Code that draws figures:
◇ ◇ ◇ ◇
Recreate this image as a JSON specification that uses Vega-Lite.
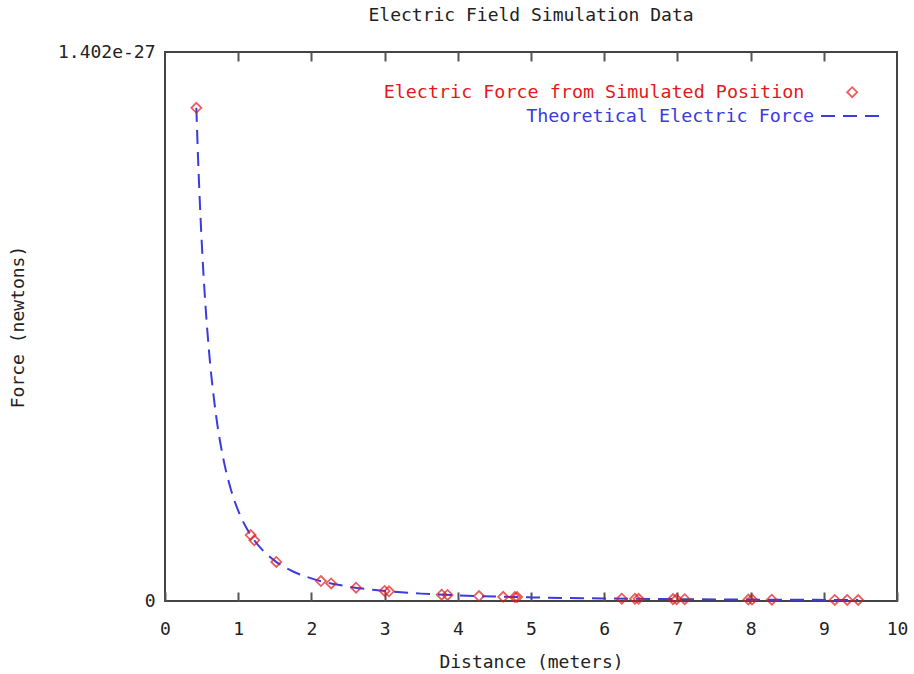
{
  "$schema": "https://vega.github.io/schema/vega-lite/v6.json",
  "autosize": "none",
  "width": 732,
  "height": 549,
  "padding": {"left": 165, "top": 52, "right": 17, "bottom": 73},
  "background": "white",
  "title": {"text": "Electric Field Simulation Data", "anchor": "middle", "baseline": "bottom", "offset": 0, "font": "DejaVu Sans Mono", "fontSize": 18, "fontWeight": "normal", "color": "#222"},
  "datasets": {
    "theory": [
      {"distance": 0.428, "force": 1.2594e-27},
      {"distance": 0.45, "force": 1.1393e-27},
      {"distance": 0.5, "force": 9.228e-28},
      {"distance": 0.55, "force": 7.626e-28},
      {"distance": 0.6, "force": 6.408e-28},
      {"distance": 0.7, "force": 4.708e-28},
      {"distance": 0.8, "force": 3.605e-28},
      {"distance": 0.9, "force": 2.848e-28},
      {"distance": 1.0, "force": 2.307e-28},
      {"distance": 1.1, "force": 1.907e-28},
      {"distance": 1.2, "force": 1.602e-28},
      {"distance": 1.35, "force": 1.266e-28},
      {"distance": 1.5, "force": 1.025e-28},
      {"distance": 1.75, "force": 7.533e-29},
      {"distance": 2.0, "force": 5.768e-29},
      {"distance": 2.5, "force": 3.691e-29},
      {"distance": 3.0, "force": 2.563e-29},
      {"distance": 3.5, "force": 1.883e-29},
      {"distance": 4.0, "force": 1.442e-29},
      {"distance": 5.0, "force": 9.23e-30},
      {"distance": 6.0, "force": 6.41e-30},
      {"distance": 7.0, "force": 4.71e-30},
      {"distance": 8.0, "force": 3.6e-30},
      {"distance": 9.0, "force": 2.85e-30},
      {"distance": 9.47, "force": 2.57e-30}
    ],
    "sim": [
      {"distance": 0.428, "force": 1.2594e-27},
      {"distance": 1.17, "force": 1.685e-28},
      {"distance": 1.22, "force": 1.55e-28},
      {"distance": 1.52, "force": 9.985e-29},
      {"distance": 2.13, "force": 5.085e-29},
      {"distance": 2.27, "force": 4.477e-29},
      {"distance": 2.61, "force": 3.387e-29},
      {"distance": 3.0, "force": 2.563e-29},
      {"distance": 3.06, "force": 2.464e-29},
      {"distance": 3.78, "force": 1.615e-29},
      {"distance": 3.86, "force": 1.548e-29},
      {"distance": 4.29, "force": 1.254e-29},
      {"distance": 4.62, "force": 1.081e-29},
      {"distance": 4.78, "force": 1.01e-29},
      {"distance": 4.81, "force": 9.97e-30},
      {"distance": 6.24, "force": 5.92e-30},
      {"distance": 6.42, "force": 5.6e-30},
      {"distance": 6.47, "force": 5.51e-30},
      {"distance": 6.94, "force": 4.79e-30},
      {"distance": 6.99, "force": 4.72e-30},
      {"distance": 7.1, "force": 4.58e-30},
      {"distance": 7.97, "force": 3.63e-30},
      {"distance": 8.02, "force": 3.59e-30},
      {"distance": 8.29, "force": 3.36e-30},
      {"distance": 9.15, "force": 2.76e-30},
      {"distance": 9.32, "force": 2.66e-30},
      {"distance": 9.47, "force": 2.57e-30}
    ]
  },
  "layer": [
    {
      "data": {"name": "theory"},
      "mark": {"type": "line", "strokeDash": [14, 8], "strokeWidth": 2, "interpolate": "monotone"},
      "encoding": {
        "x": {"field": "distance", "type": "quantitative", "scale": {"domain": [0, 10], "nice": false},
          "axis": {"orient": "bottom", "title": "Distance (meters)", "values": [0,1,2,3,4,5,6,7,8,9,10], "tickSize": -9, "labelPadding": 28, "labelFlush": false, "titlePadding": 15}},
        "y": {"field": "force", "type": "quantitative", "scale": {"domain": [0, 1.402e-27], "nice": false, "zero": true},
          "axis": {"title": "Force (newtons)", "values": [0, 1.402e-27], "labelExpr": "datum.value > 0 ? '1.402e-27' : '0'", "ticks": false, "labelPadding": 10, "labelFlush": false, "titlePadding": 30}},
        "color": {"datum": "Theoretical Electric Force", "scale": {"range": ["#3b3be0"]},
          "legend": {"orient": "none", "legendX": 655, "legendY": 30, "title": null, "padding": 0, "labelAlign": "right", "labelOffset": -74, "labelLimit": 0, "labelColor": "#3b3be0", "labelFont": "DejaVu Sans Mono", "labelFontSize": 18.4, "symbolType": "stroke", "symbolSize": 4356, "symbolDash": [14, 8], "symbolStrokeWidth": 2}}
      }
    },
    {
      "data": {"name": "sim"},
      "mark": {"type": "point", "shape": "diamond", "filled": false, "size": 100, "strokeWidth": 1.8},
      "encoding": {
        "x": {"field": "distance", "type": "quantitative",
          "axis": {"orient": "top", "title": null, "labels": false, "values": [1,2,3,4,5,6,7,8,9], "tickSize": -9}},
        "y": {"field": "force", "type": "quantitative"},
        "color": {"datum": "Electric Force from Simulated Position", "scale": {"range": ["#e3191c"]},
          "legend": {"orient": "none", "legendX": 678, "legendY": 31, "title": null, "padding": 0, "labelAlign": "right", "labelOffset": -57, "labelLimit": 0, "labelColor": "#e3191c", "labelFont": "DejaVu Sans Mono", "labelFontSize": 18.4, "symbolType": "diamond", "symbolSize": 100, "symbolStrokeWidth": 1.8, "symbolFillColor": "transparent"}}
      }
    }
  ],
  "resolve": {"axis": {"x": "independent"}, "scale": {"color": "independent"}},
  "config": {
    "font": "DejaVu Sans Mono",
    "view": {"stroke": "#444", "strokeWidth": 2},
    "axis": {"domain": false, "grid": false, "tickColor": "#555", "tickWidth": 2, "labelFont": "DejaVu Sans Mono", "labelFontSize": 18, "labelColor": "#222", "titleFont": "DejaVu Sans Mono", "titleFontSize": 18, "titleFontWeight": "normal", "titleColor": "#222"}
  }
}
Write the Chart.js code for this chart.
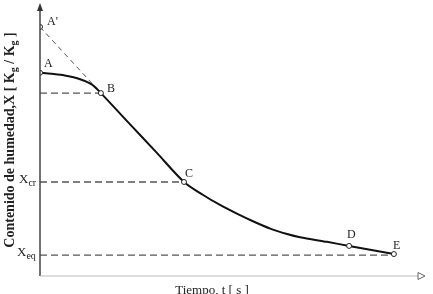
◇ ◇ ◇ ◇
### Work instructions
Leave the pictures out and reproduce all of the records exactly.

### The response
Recreate this image as a JSON specification that uses Vega-Lite.
{
  "$schema": "https://vega.github.io/schema/vega-lite/v6.json",
  "autosize": "none",
  "width": 732,
  "height": 549,
  "padding": {"left": 165, "top": 52, "right": 17, "bottom": 73},
  "background": "white",
  "title": {"text": "Electric Field Simulation Data", "anchor": "middle", "baseline": "bottom", "offset": 0, "font": "DejaVu Sans Mono", "fontSize": 18, "fontWeight": "normal", "color": "#222"},
  "datasets": {
    "theory": [
      {"distance": 0.428, "force": 1.2594e-27},
      {"distance": 0.45, "force": 1.1393e-27},
      {"distance": 0.5, "force": 9.228e-28},
      {"distance": 0.55, "force": 7.626e-28},
      {"distance": 0.6, "force": 6.408e-28},
      {"distance": 0.7, "force": 4.708e-28},
      {"distance": 0.8, "force": 3.605e-28},
      {"distance": 0.9, "force": 2.848e-28},
      {"distance": 1.0, "force": 2.307e-28},
      {"distance": 1.1, "force": 1.907e-28},
      {"distance": 1.2, "force": 1.602e-28},
      {"distance": 1.35, "force": 1.266e-28},
      {"distance": 1.5, "force": 1.025e-28},
      {"distance": 1.75, "force": 7.533e-29},
      {"distance": 2.0, "force": 5.768e-29},
      {"distance": 2.5, "force": 3.691e-29},
      {"distance": 3.0, "force": 2.563e-29},
      {"distance": 3.5, "force": 1.883e-29},
      {"distance": 4.0, "force": 1.442e-29},
      {"distance": 5.0, "force": 9.23e-30},
      {"distance": 6.0, "force": 6.41e-30},
      {"distance": 7.0, "force": 4.71e-30},
      {"distance": 8.0, "force": 3.6e-30},
      {"distance": 9.0, "force": 2.85e-30},
      {"distance": 9.47, "force": 2.57e-30}
    ],
    "sim": [
      {"distance": 0.428, "force": 1.2594e-27},
      {"distance": 1.17, "force": 1.685e-28},
      {"distance": 1.22, "force": 1.55e-28},
      {"distance": 1.52, "force": 9.985e-29},
      {"distance": 2.13, "force": 5.085e-29},
      {"distance": 2.27, "force": 4.477e-29},
      {"distance": 2.61, "force": 3.387e-29},
      {"distance": 3.0, "force": 2.563e-29},
      {"distance": 3.06, "force": 2.464e-29},
      {"distance": 3.78, "force": 1.615e-29},
      {"distance": 3.86, "force": 1.548e-29},
      {"distance": 4.29, "force": 1.254e-29},
      {"distance": 4.62, "force": 1.081e-29},
      {"distance": 4.78, "force": 1.01e-29},
      {"distance": 4.81, "force": 9.97e-30},
      {"distance": 6.24, "force": 5.92e-30},
      {"distance": 6.42, "force": 5.6e-30},
      {"distance": 6.47, "force": 5.51e-30},
      {"distance": 6.94, "force": 4.79e-30},
      {"distance": 6.99, "force": 4.72e-30},
      {"distance": 7.1, "force": 4.58e-30},
      {"distance": 7.97, "force": 3.63e-30},
      {"distance": 8.02, "force": 3.59e-30},
      {"distance": 8.29, "force": 3.36e-30},
      {"distance": 9.15, "force": 2.76e-30},
      {"distance": 9.32, "force": 2.66e-30},
      {"distance": 9.47, "force": 2.57e-30}
    ]
  },
  "layer": [
    {
      "data": {"name": "theory"},
      "mark": {"type": "line", "strokeDash": [14, 8], "strokeWidth": 2, "interpolate": "monotone"},
      "encoding": {
        "x": {"field": "distance", "type": "quantitative", "scale": {"domain": [0, 10], "nice": false},
          "axis": {"orient": "bottom", "title": "Distance (meters)", "values": [0,1,2,3,4,5,6,7,8,9,10], "tickSize": -9, "labelPadding": 28, "labelFlush": false, "titlePadding": 15}},
        "y": {"field": "force", "type": "quantitative", "scale": {"domain": [0, 1.402e-27], "nice": false, "zero": true},
          "axis": {"title": "Force (newtons)", "values": [0, 1.402e-27], "labelExpr": "datum.value > 0 ? '1.402e-27' : '0'", "ticks": false, "labelPadding": 10, "labelFlush": false, "titlePadding": 30}},
        "color": {"datum": "Theoretical Electric Force", "scale": {"range": ["#3b3be0"]},
          "legend": {"orient": "none", "legendX": 655, "legendY": 30, "title": null, "padding": 0, "labelAlign": "right", "labelOffset": -74, "labelLimit": 0, "labelColor": "#3b3be0", "labelFont": "DejaVu Sans Mono", "labelFontSize": 18.4, "symbolType": "stroke", "symbolSize": 4356, "symbolDash": [14, 8], "symbolStrokeWidth": 2}}
      }
    },
    {
      "data": {"name": "sim"},
      "mark": {"type": "point", "shape": "diamond", "filled": false, "size": 100, "strokeWidth": 1.8},
      "encoding": {
        "x": {"field": "distance", "type": "quantitative",
          "axis": {"orient": "top", "title": null, "labels": false, "values": [1,2,3,4,5,6,7,8,9], "tickSize": -9}},
        "y": {"field": "force", "type": "quantitative"},
        "color": {"datum": "Electric Force from Simulated Position", "scale": {"range": ["#e3191c"]},
          "legend": {"orient": "none", "legendX": 678, "legendY": 31, "title": null, "padding": 0, "labelAlign": "right", "labelOffset": -57, "labelLimit": 0, "labelColor": "#e3191c", "labelFont": "DejaVu Sans Mono", "labelFontSize": 18.4, "symbolType": "diamond", "symbolSize": 100, "symbolStrokeWidth": 1.8, "symbolFillColor": "transparent"}}
      }
    }
  ],
  "resolve": {"axis": {"x": "independent"}, "scale": {"color": "independent"}},
  "config": {
    "font": "DejaVu Sans Mono",
    "view": {"stroke": "#444", "strokeWidth": 2},
    "axis": {"domain": false, "grid": false, "tickColor": "#555", "tickWidth": 2, "labelFont": "DejaVu Sans Mono", "labelFontSize": 18, "labelColor": "#222", "titleFont": "DejaVu Sans Mono", "titleFontSize": 18, "titleFontWeight": "normal", "titleColor": "#222"}
  }
}
Write the Chart.js code for this chart.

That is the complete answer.